Nos últimos meses, o trio gravou várias canções políticas, algumas delas criticando Gaddafi e outras dedicadas à memória dos que morreram no levante contra o governo do ditador.

Outras canções exortam cada líbio a depor suas armas e trabalhar pelo bem do país.

O grupo gravou em março sua primeira canção contra o regime deGaddafi, "Libya Bleeds. Just Like Us". A canção cita em tom irônico os discursos contra os rebeldes que Gaddafi fazia na televisão e o refrão é pontuado por disparos.

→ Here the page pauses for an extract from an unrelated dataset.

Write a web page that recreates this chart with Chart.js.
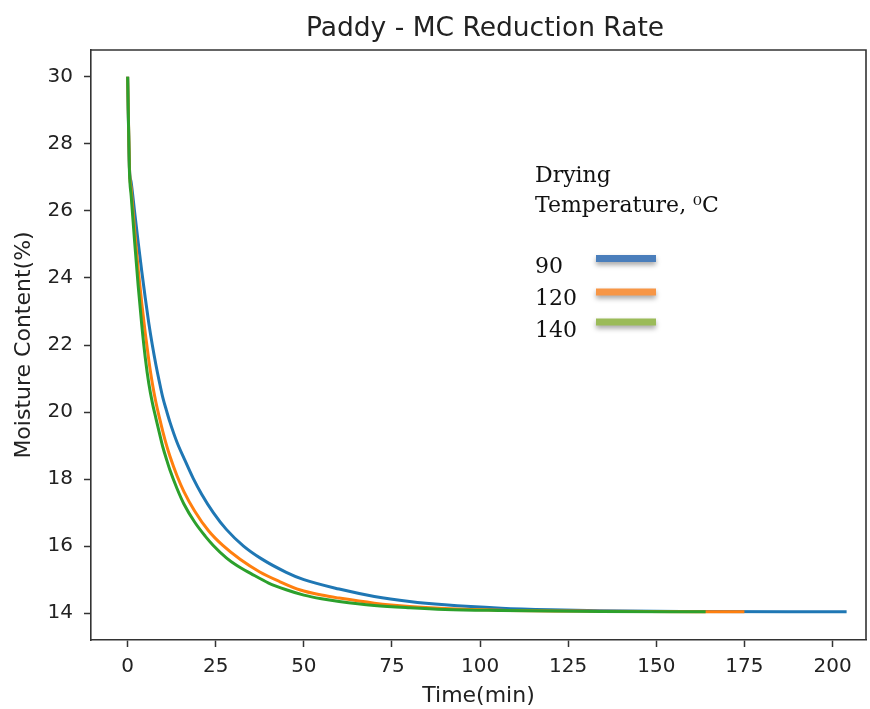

"Quando estávamos criando a canção, eu pensei apenas 'vou compor esta canção e então, seja o que Deus quiser -estarei pronto para morrer", contou um dos membros da banda, Hamad Araby. "Era suicídio, cara."

A canção vazou on-line em maio, meses antes da queda de Trípoli. Horrorizados, os membros do grupo mergulharam na clandestinidade.

Eles só voltaram a se ver quando as forças rebeldes tomaram a capital, em agosto passado. Para festejar a queda de Gaddafi, decidiram filmar seu primeiro vídeo musical dentro de Bab al Aziziya, o complexo residencial fortificado do antigo ditador.

Chamaram combatentes rebeldes para serem os figurantes, fazendo poses sobre picapes equipadas com canhões antiaéreos. Os músicos disseram que, enquanto filmavam no complexo, pensavam em quanto sofrimento Gaddafi e seu regime tinham imposto a eles, suas famílias e seu país.

"Da mesma maneira como ele entrava em minha casa, eu entrei na casa dele e o estava criticando", disse Jerafa. "Ele não teve coragem de entrar em minha casa pessoalmente, mas eu mesmo fui à casa dele."